[Date Prev][Date Next] [Thread Prev][Thread Next] [Date Index] [Thread Index]

Exim virtual domains howto (unofficial)



On Fri, 28 Aug 1998, Nathan E Norman wrote:

> I like exim, it seems to "make sense", though I have yet to find a
> web-page or document that says "Here's how you do the stuff you did in
> sendmail/smail/qmail"  (like the virtusertable feature of sendmail).  Oh
> well, you've helped open the door :)
> 
> Thanks,
> 
> --

Assume: local machine is foo.bar.com and services the local bar.com
domain.

exim is very close to smail in syntax, philosopy and structure. One major
difference is the integration of the conf file from smail's config,
routers, directors, and transports files into a single file with their own
sections and the addition of two new sections, a retry and header rewrite
section.

There are SEVERAL ways to effect virtual domains with exim, I will explain
one way that is extremely simple to maintain. You have one flat file to
edit to change virtual aliases and one other to ad new domains.

The first file I will call domains.virtual and is a listing of the virtual
domains that you want to service. It is important that you DO NOT list
your own domain or any real remote domains in this file. Here is an
example file:

# Virtual domains serviced here:

blah.com
blah-blah.com
blah-blah-blan.net

# End of domains.virtual

The other file I call aliases.virtual and contains the mappings for the
virtual domains. Note that the virtual mappings need NOT map to a local
address and the the address mapped to must contain a domain part even if
it is local.

Here is an example:

# Mapping of virutual domain users:

blah.com:	sammy@bar.com
sales@blah.com:	ralph@aol.com
bill@blah.com:	billyh@hokey.org

blah-blah.com:		cindy@bar.com
sam@blah-blah.com:	sam@uunet.uu.net
support@blah-blah.com:	bob@shorelink.com

blah-blah-blah.com:	gates@microsoft.com

# End of aliases.virtual

The first file will be read by exim when it sets it local_domains item so
that it knows that the virtual domains are handled locally and not to try
to route the mail for these domains to another host.

The second file will be used by the following directors to route the mail
to the proper places. In teh case where you have simply the domain name
mapped to an alias, the corresponding address will be used as the default
catch-all for all addresses for that domain not specificly directed below
it. They you have a listing of domain aliases and where mail for those
aliases is supposed to go. These can be local or remote addresses but you
should specify the full domain even for local addresses.
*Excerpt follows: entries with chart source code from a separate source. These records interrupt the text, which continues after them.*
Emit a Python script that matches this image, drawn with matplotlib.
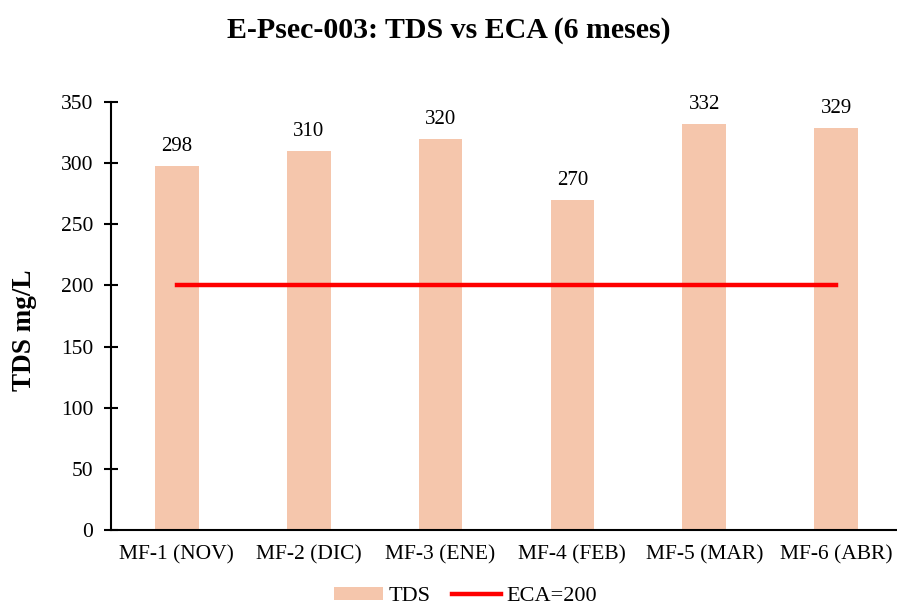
import matplotlib.pyplot as plt
import numpy as np

plt.rcParams['font.family'] = ['Liberation Serif', 'DejaVu Serif']

categorias = ['MF-1 (NOV)', 'MF-2 (DIC)', 'MF-3 (ENE)', 'MF-4 (FEB)', 'MF-5 (MAR)', 'MF-6 (ABR)']
tds = [298, 310, 320, 270, 332, 329]
eca = [200, 200, 200, 200, 200, 200]

fig = plt.figure(figsize=(8.97, 6.07), dpi=100)
ax = fig.add_axes([111/897, 77/607, 791/897, 428/607])

x = np.arange(len(categorias))
barras = ax.bar(x, tds, width=0.33, color='#F5C6AC', label='TDS', zorder=2)
linea, = ax.plot(x, eca, color='#FF0000', linewidth=3.2, label='ECA=200', zorder=3)

for xi, v in zip(x, tds):
    ax.text(xi, v + 8, str(v), ha='center', va='bottom', fontsize=15)

ax.set_xlim(-0.5, 5.5)
ax.set_ylim(0, 350)
ax.set_yticks(range(0, 351, 50))
ax.set_xticks(x)
ax.set_xticklabels(categorias, fontsize=15.5)
ax.tick_params(axis='y', labelsize=15.5, direction='inout', length=9.5, width=1.5, pad=8)
ax.tick_params(axis='x', length=0, pad=11)
for s in ['top', 'right']:
    ax.spines[s].set_visible(False)
ax.spines['left'].set_linewidth(1.5)
ax.spines['bottom'].set_linewidth(1.5)

ax.set_ylabel('TDS mg/L', fontsize=19.5, fontweight='bold')
ax.yaxis.set_label_coords(-0.094, 0.467)
fig.suptitle('E-Psec-003: TDS vs ECA (6 meses)', fontsize=21.5, fontweight='bold', y=0.972)

# leyenda abajo, pegada al borde como en el original
fig.legend([barras, linea], ['TDS', 'ECA=200'], loc='lower center', bbox_to_anchor=(0.519, -0.032),
           ncol=2, frameon=False, fontsize=16, handlelength=2.2, handleheight=0.5,
           columnspacing=1.0, handletextpad=0.25)

fig.savefig('out.png', dpi=100)
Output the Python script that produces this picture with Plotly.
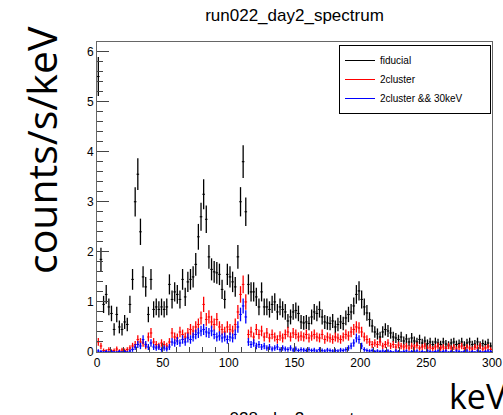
import numpy as np
import plotly.graph_objects as go

# bin centres (keV), 2 keV bins
bin_centres = list(range(1, 300, 2))

fiducial = [
    5.5, 1.85, 0.95, 1.15, 0.9, 0.77, 0.45, 0.75, 0.5, 0.45,
    0.6, 0.55, 0.95, 1.45, 3.0, 3.55, 2.4, 1.5, 1.3, 0.75,
    1.45, 0.85, 0.9, 0.85, 0.9, 0.85, 0.9, 1.35, 1.05, 1.2,
    1.15, 1.05, 1.45, 1.1, 1.4, 1.45, 1.5, 1.75, 2.3, 2.7,
    3.15, 2.65, 1.9, 1.65, 1.6, 1.58, 1.55, 1.25, 1.05, 1.55,
    1.5, 1.4, 1.3, 1.9, 3.0, 3.8, 2.8, 1.35, 1.2, 1.2,
    1.1, 0.9, 1.2, 0.9, 0.9, 0.85, 0.95, 1.0, 0.8, 0.9,
    0.85, 0.8, 0.62, 0.7, 0.8, 0.83, 0.77, 0.6, 0.58, 0.6,
    0.57, 0.7, 0.8, 0.77, 0.85, 0.7, 0.6, 0.58, 0.57, 0.62,
    0.5, 0.55, 0.6, 0.57, 0.68, 0.75, 0.8, 0.92, 1.15, 1.22,
    1.05, 0.9, 0.78, 0.65, 0.52, 0.4, 0.36, 0.3, 0.4, 0.45,
    0.42, 0.38, 0.3, 0.28, 0.25, 0.3, 0.22, 0.26, 0.2, 0.28,
    0.22, 0.2, 0.25, 0.18, 0.22, 0.17, 0.2, 0.15, 0.2, 0.18,
    0.15, 0.2, 0.16, 0.14, 0.18, 0.2, 0.15, 0.17, 0.2, 0.14,
    0.18, 0.2, 0.15, 0.16, 0.2, 0.14, 0.17, 0.15, 0.18, 0.12,
]

cluster2 = [
    0.2, 0.12, 0.03, 0.02, 0.05, 0.02, 0.03, 0.06, 0.02, 0.04,
    0.03, 0.05, 0.08, 0.12, 0.15, 0.25, 0.2, 0.18, 0.12, 0.3,
    0.38, 0.2, 0.15, 0.12, 0.18, 0.15, 0.12, 0.2, 0.38, 0.3,
    0.28, 0.4, 0.35, 0.3, 0.38, 0.45, 0.42, 0.5, 0.55, 0.68,
    0.95, 0.65, 0.7, 0.6, 0.55, 0.65, 0.5, 0.45, 0.4, 0.5,
    0.45, 0.42, 0.55, 0.8, 1.15, 1.35, 1.0, 0.35, 0.4, 0.3,
    0.45, 0.35, 0.42, 0.3, 0.38, 0.28, 0.35, 0.3, 0.25, 0.32,
    0.28, 0.35, 0.4, 0.3, 0.38, 0.35, 0.3, 0.32, 0.3, 0.35,
    0.28, 0.32, 0.35, 0.3, 0.28, 0.35, 0.25, 0.3, 0.28, 0.25,
    0.3, 0.28, 0.25, 0.3, 0.35, 0.32, 0.4, 0.45, 0.5, 0.48,
    0.4, 0.3, 0.25, 0.2, 0.15, 0.18, 0.15, 0.2, 0.12, 0.15,
    0.18, 0.12, 0.15, 0.1, 0.14, 0.12, 0.1, 0.12, 0.08, 0.12,
    0.1, 0.13, 0.08, 0.1, 0.12, 0.08, 0.1, 0.07, 0.1, 0.12,
    0.08, 0.1, 0.07, 0.12, 0.08, 0.1, 0.06, 0.1, 0.12, 0.07,
    0.1, 0.08, 0.06, 0.1, 0.08, 0.12, 0.06, 0.08, 0.1, 0.05,
]

cluster2_30keV = [
    0.02, 0.01, 0.0, 0.01, 0.0, 0.01, 0.0, 0.0, 0.01, 0.0,
    0.01, 0.0, 0.02, 0.05, 0.1, 0.15, 0.12, 0.25, 0.15, 0.1,
    0.18, 0.1, 0.08, 0.1, 0.05, 0.08, 0.06, 0.1, 0.2, 0.18,
    0.22, 0.18, 0.25, 0.2, 0.28, 0.25, 0.3, 0.35, 0.38, 0.42,
    0.45, 0.4, 0.38, 0.42, 0.35, 0.3, 0.32, 0.28, 0.3, 0.25,
    0.3, 0.28, 0.35, 0.5, 0.75, 0.92, 0.7, 0.2, 0.15, 0.18,
    0.12, 0.15, 0.1, 0.12, 0.08, 0.1, 0.06, 0.08, 0.1, 0.05,
    0.08, 0.06, 0.05, 0.08, 0.04, 0.06, 0.03, 0.05, 0.04, 0.03,
    0.05, 0.03, 0.04, 0.02, 0.05, 0.03, 0.02, 0.04, 0.03, 0.02,
    0.03, 0.02, 0.04, 0.03, 0.05, 0.08, 0.12, 0.18, 0.28, 0.25,
    0.12, 0.05, 0.03, 0.02, 0.03, 0.01, 0.02, 0.01, 0.02, 0.01,
    0.02, 0.01, 0.0, 0.02, 0.01, 0.0, 0.01, 0.02, 0.0, 0.01,
    0.01, 0.02, 0.0, 0.01, 0.0, 0.02, 0.01, 0.0, 0.01, 0.02,
    0.0, 0.01, 0.02, 0.0, 0.01, 0.0, 0.02, 0.01, 0.0, 0.01,
    0.02, 0.0, 0.01, 0.0, 0.02, 0.01, 0.0, 0.01, 0.02, 0.01,
]

series_names = ["fiducial", "2cluster", "2cluster && 30keV"]
series_colors = ["black", "#ff0000", "#0000ff"]
series_values = [fiducial, cluster2, cluster2_30keV]
err_scale = [0.16, 0.14, 0.14]

fig = go.Figure()
for name, col, vals, k in zip(series_names, series_colors, series_values, err_scale):
    v = np.array(vals)
    fig.add_trace(go.Scatter(
        x=bin_centres, y=v, mode="markers",
        marker=dict(size=1, color=col),
        error_y=dict(type="data", array=k * np.sqrt(v) + 0.015, color=col, thickness=1.3, width=0),
        error_x=dict(type="constant", value=1, color=col, thickness=1, width=0),
        showlegend=False, hoverinfo="skip",
    ))
# legend entries (padding keeps the box as wide as the ROOT legend)
for i, (name, col) in enumerate(zip(series_names, series_colors)):
    label = name + ("\u00a0" * 8 if i == 2 else "")
    fig.add_trace(go.Scatter(x=[None], y=[None], mode="lines", name=label,
                             line=dict(color=col, width=1)))

W, H = 503, 415
ML, MT, MR, MB = 97, 42, 11, 63
PW, PH = W - ML - MR, H - MT - MB

def px_x(xw):  # window x pixel -> paper x
    return (xw - ML) / PW

def px_y(yw):  # window y pixel -> paper y
    return 1 - (yw - MT) / PH

fig.update_layout(
    width=W, height=H,
    margin=dict(l=ML, r=MR, t=MT, b=MB, autoexpand=False),
    paper_bgcolor="white", plot_bgcolor="white",
    font=dict(family="Liberation Sans, Arial, sans-serif", color="black"),
    title=dict(text="run022_day2_spectrum", x=0.5, xref="paper", y=1 - 15 / H, yref="container",
               xanchor="center", yanchor="middle", font=dict(size=17), automargin=False),
    legend=dict(x=px_x(339), y=px_y(45), xanchor="left", yanchor="top",
                bordercolor="black", borderwidth=1, bgcolor="white",
                font=dict(size=10), tracegroupgap=0, itemwidth=30),
    xaxis=dict(range=[0, 300], showgrid=False, zeroline=False, automargin=False,
               showline=True, linecolor="#666", linewidth=1, mirror=True,
               ticks="inside", ticklen=9, tickcolor="#444", dtick=50, tick0=0,
               minor=dict(ticks="inside", ticklen=5, dtick=10, tickcolor="#444"),
               tickfont=dict(size=12)),
    yaxis=dict(range=[0, 6.19], showgrid=False, zeroline=False, automargin=False,
               showline=True, linecolor="#666", linewidth=1, mirror=True,
               ticks="inside", ticklen=12, tickcolor="#444", dtick=1, tick0=0,
               minor=dict(ticks="inside", ticklen=6, dtick=0.2, tickcolor="#444"),
               tickfont=dict(size=12)),
    annotations=[
        dict(text="counts/s/keV", xref="paper", yref="paper", x=px_x(41), y=px_y(150),
             textangle=-90, showarrow=False, font=dict(family="Open Sans", size=41),
             xanchor="center", yanchor="middle"),
        dict(text="keV", xref="paper", yref="paper", x=px_x(447), y=px_y(396),
             showarrow=False, font=dict(family="Open Sans", size=34),
             xanchor="left", yanchor="middle"),
        dict(text="run028_day2_spectrum", xref="paper", yref="paper", x=0.5, y=px_y(407),
             showarrow=False, font=dict(size=17), xanchor="center", yanchor="top"),
    ],
)

fig.write_html(
    "out.html",
    config={"displayModeBar": False},
    post_script="document.body.style.margin='0';document.body.style.overflow='hidden';",
)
I put these files in /etc/exim/domains.virtual and
/etc/exim/aliases.virtual but you can put them anywhere you want as long
as exim has permission to read them.

Now all you need to do is modify the config file. In my ficticious host,
it would be as follows:

In the main config portion of the file:

local_domains = bar.com:lsearch;/etc/exim/domains.virtual
local_domains_include_host = true
local_domains_include_host_literals = true

Ok, thats it for this section. Now you simply need to add the directors
for the domain default and domain specific aliases. You put these at the
START of the directors section BEFORE any existing directors in EXACTLY
the order that I have them here:

virtual_specific:
driver=smartuser,
domains="partial-lsearch;/etc/exim/aliases.virtual";
new_address=${lookup{$local_part@$domain}lsearch{/etc/exim/aliases.virtual}{$value} fail};

virtual_default:
driver=smartuser,
domains="partial-lsearch;/etc/exim/aliases.virtual";
new_address=${lookup{$domain}lsearch{/etc/exim/aliases.virtual} {$value}fail};


Note that the last line of both directors may wrap on your mail reader but
it must be on one line in the conf file.

Now restart exim.

That is it!

TO add a new domain you sinply add it to domains.virtual and then add an
alias mapping in aliases.virtual. These take affect as soon as you make
the edit, no need to restart exim after changing/adding an alias or
domain.

George Bonser

The Linux "We're never going out of business" sale at an FTP site near you!